All of these seeds benefit from cold stratification. What is cold stratification? Well, many seeds have developed safety mechanisms to survive the changing seasons in our region. So, they have evolved to ONLY germinate AFTER a period of cold and moisture. For instance, many milkweed species need at least 30 days of cold stratification to germinate.


So here we are in February wondering what we can do to help pollinators and enjoy our gardens. It has been so miserably cold that many of us have not even been able to think about our gardens, but February is a great month to start thinking about pollinators. Late winter is perfect for seeding some natives because it naturally provides cold stratification, right in time for spring blooming.


It sounds complicated. For years I avoided seeds that need to be cold stratified because I believed you really have to know what you are doing with these seeds. But nothing could be further from the truth.
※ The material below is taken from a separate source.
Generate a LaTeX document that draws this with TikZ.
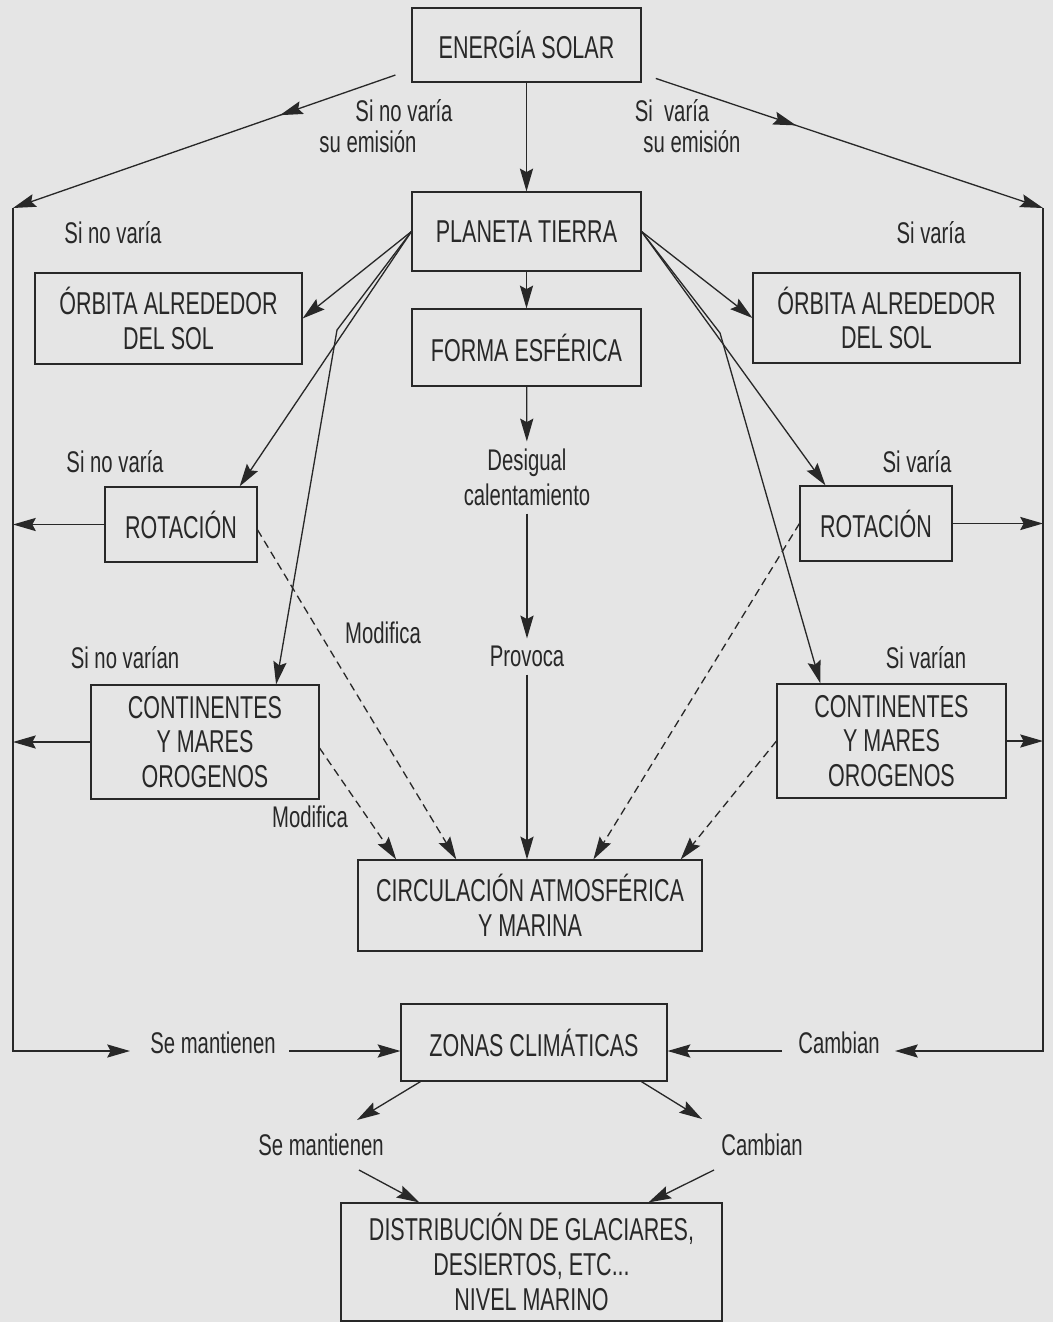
\documentclass[tikz,border=0pt]{standalone}
\usepackage{fontspec}
\setmainfont{Liberation Sans}[FakeStretch=0.68]
\usetikzlibrary{arrows.meta,decorations.markings}
\definecolor{paper}{RGB}{229,229,229}
\definecolor{ink}{RGB}{40,40,40}
\newcommand{\boxfont}{\fontsize{18}{19.8}\selectfont}
\newcommand{\lblfont}{\fontsize{17}{19.8}\selectfont}

\begin{document}
\begin{tikzpicture}[x=0.02cm,y=-0.02cm,->,>={Stealth[length=13pt,width=7.5pt,inset=2pt]},
  color=ink,line width=0.75pt,
  box/.style={draw,rectangle,align=center,inner sep=0pt,line width=0.65pt,font=\boxfont},
  lbl/.style={inner sep=4pt,align=center,font=\lblfont},
  modif/.style={dash pattern=on 4.5pt off 2.8pt},
  midarrow/.style={postaction={decorate},decoration={markings,mark=at position #1 with {\arrow{>}}}}]

  \fill[paper] (0,0) rectangle (1053,1322);
  \useasboundingbox (0,0) rectangle (1053,1322);

  \node[box] (sol) [minimum width=4.58cm, minimum height=1.48cm] at (526.5,45) {ENERGÍA SOLAR};
  \node[box] (tierra) [minimum width=4.58cm, minimum height=1.58cm] at (526.5,231.5) {PLANETA TIERRA};
  \node[box] (forma) [minimum width=4.58cm, minimum height=1.54cm] at (526.5,347.5) {FORMA ESFÉRICA};
  \node[box] (orbL) [minimum width=5.34cm, minimum height=1.82cm] at (168.5,318.5) {ÓRBITA ALREDEDOR\\DEL SOL};
  \node[box] (orbR) [minimum width=5.34cm, minimum height=1.80cm] at (886.5,318) {ÓRBITA ALREDEDOR\\DEL SOL};
  \node[box] (rotL) [minimum width=3.04cm, minimum height=1.50cm] at (181,524.5) {ROTACIÓN};
  \node[box] (rotR) [minimum width=3.04cm, minimum height=1.50cm] at (876,523.5) {ROTACIÓN};
  \node[box] (contL) [minimum width=4.56cm, minimum height=2.28cm] at (205,742) {CONTINENTES\\Y MARES\\OROGENOS};
  \node[box] (contR) [minimum width=4.58cm, minimum height=2.28cm] at (891.5,741) {CONTINENTES\\Y MARES\\OROGENOS};
  \node[box] (circ) [minimum width=6.88cm, minimum height=1.82cm] at (530,905.5) {CIRCULACIÓN ATMOSFÉRICA\\Y MARINA};
  \node[box] (zonas) [minimum width=5.32cm, minimum height=1.54cm] at (534,1042.5) {ZONAS CLIMÁTICAS};
  \node[box] (distrib) [minimum width=7.62cm, minimum height=2.36cm] at (531.5,1262) {DISTRIBUCIÓN DE GLACIARES,\\DESIERTOS, ETC...\\NIVEL MARINO};

  \node[lbl] (emL1) at (404,111) {Si no varía};
  \node[lbl] (emL2) at (368,142) {su emisión};
  \node[lbl] (emR1) at (672,111) {Si\ \ varía};
  \node[lbl] (emR2) at (692,142) {su emisión};
  \node[lbl] (siL1) at (113,233) {Si no varía};
  \node[lbl] (siR1) at (931,233) {Si varía};
  \node[lbl] (siL2) at (115,462) {Si no varía};
  \node[lbl] (siR2) at (917,462) {Si varía};
  \node[lbl] (siL3) at (125,658) {Si no varían};
  \node[lbl] (siR3) at (926,658) {Si varían};
  \node[lbl] (desig) at (527,477.5) {Desigual\\calentamiento};
  \node[lbl] (prov) at (527,656.5) {Provoca};
  \node[lbl] (modU) at (383,633) {Modifica};
  \node[lbl] (modL) at (310,817) {Modifica};
  \node[lbl] (semL) at (213,1043) {Se mantienen};
  \node[lbl] (cambR) at (839,1043) {Cambian};
  \node[lbl] (semB) at (321,1145) {Se mantienen};
  \node[lbl] (cambB) at (762,1145) {Cambian};

  \coordinate (lt) at (13,208);
  \coordinate (lb) at (13,1051);
  \coordinate (rt) at (1043,208);
  \coordinate (rb) at (1043,1051);
  \coordinate (kL) at (337,330);
  \coordinate (kR) at (720,333);
  \coordinate (semLin) at (130,1051);
  \coordinate (semLout) at (289,1051);
  \coordinate (cambRin) at (895,1051);
  \coordinate (cambRout) at (782,1051);
  \coordinate (semBin) at (357,1120);
  \coordinate (semBout) at (359,1170);
  \coordinate (cambBin) at (702,1119);
  \coordinate (cambBout) at (714,1170);

  \path
    (sol) edge (tierra)
    (tierra) edge (forma)
    (forma) edge (desig)
    (desig) edge (prov)
    (prov) edge (prov |- circ.north)
    (tierra.west) edge (orbL.east)
                  edge (rotL.33)
    (tierra.east) edge (orbR.west)
                  edge (rotR.143)
    (rotL.west) edge (rotL.west -| lt)
    (contL.west) edge (contL.west -| lt)
    (rotR.east) edge (rotR.east -| rt)
    (contR.east) edge (contR.east -| rt)
    (rotL.-4) edge[modif] (circ.148)
    (contL.-3) edge[modif] (circ.161)
    (rotR.west) edge[modif] (circ.36)
    (contR.west) edge[modif] (circ.17)
    ;
  \draw (tierra.west) -- (kL) -- (contL.39);
  \draw (tierra.east) -- (kR) -- (contR.141);

  % energia solar: ramas laterales
  \draw[midarrow=0.33,shorten <=0.34cm] (sol.192) -- (lt);
  \draw[midarrow=0.385,shorten <=0.3cm] (sol.-14) -- (rt);
  \draw (lt) -- (lb) -- (semLin);
  \draw (rt) -- (rb) -- (cambRin);
  \draw (semLout) -- (zonas.west |- lb);
  \draw (cambRout) -- (zonas.east |- rb);

  \draw (zonas.199) -- (semBin);
  \draw (zonas.-20) -- (cambBin);
  \draw (semBout) -- (distrib.152);
  \draw (cambBout) -- (distrib.27);
\end{tikzpicture}
\end{document}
How do you do it? Well, you can use your fridge … or even better, you can use our upstate winter. Ideally, it’s best to directly seed these native flowers in the fall! Prepare your bed (or an area that you are not using for anything else), get rid of the weeds and seed! Nature will do the rest.



But, if you didn’t get to it in the Fall, February is the next best thing!



Here are three ways to do it:

1.   Put on your winter jacket and head out into the garden to sow your seeds. Choose an area and prepare a corner by clearing away the leaf litter. Spread your seeds over the soil surface (mixing them with sand can help if they are tiny) and press them into the soil. Be sure to read the seed packet, as some seeds need light to germinate while others do not. If your seeds require light, simply replace a light layer of leaf litter (as long as it isn’t too thick) and leave the seeds uncovered. If they need to be covered, gently add a layer of potting soil or compost before replacing the leaf litter. Mark the area clearly so you can monitor it as spring arrives. And if the snow hasn’t melted, don’t worry! You can sow the seeds right on top of the snow and let nature take it from there.


2.    Prepare a Tupperware container, cut milk jug, or tray by poking holes at the bottom, and adding potting soil and sand. Spread the seed and read the packet to see how much light is needed to germinate. If light is needed, place the seeds on top, press down, and place outside in a protected area, but where snow and rain and cold can still do their thing. Monitor throughout the spring. As the plants germinate, wait until they are a few inches high before transplanting into their final spots.


3.    Throw your seeds in a baggie with a moist paper towel or sand and place in the fridge clearly labeled. Forget about them until the ground begins to thaw outside. Prepare your bed by removing all weeds and adding a bit of compost. Spread your cold stratified seeds and cover with soil only if needed.

A general rule of thumb is to cover the seeds to the depth of the thickness of the seed.

Cold stratification sounds complicated, but it isn’t! It isn’t an obstacle – it is a way to tune into our gardens and the changing seasons so we can work with nature instead of against it. It is introducing a little organized wildness into our gardens so we can attract and support more pollinators.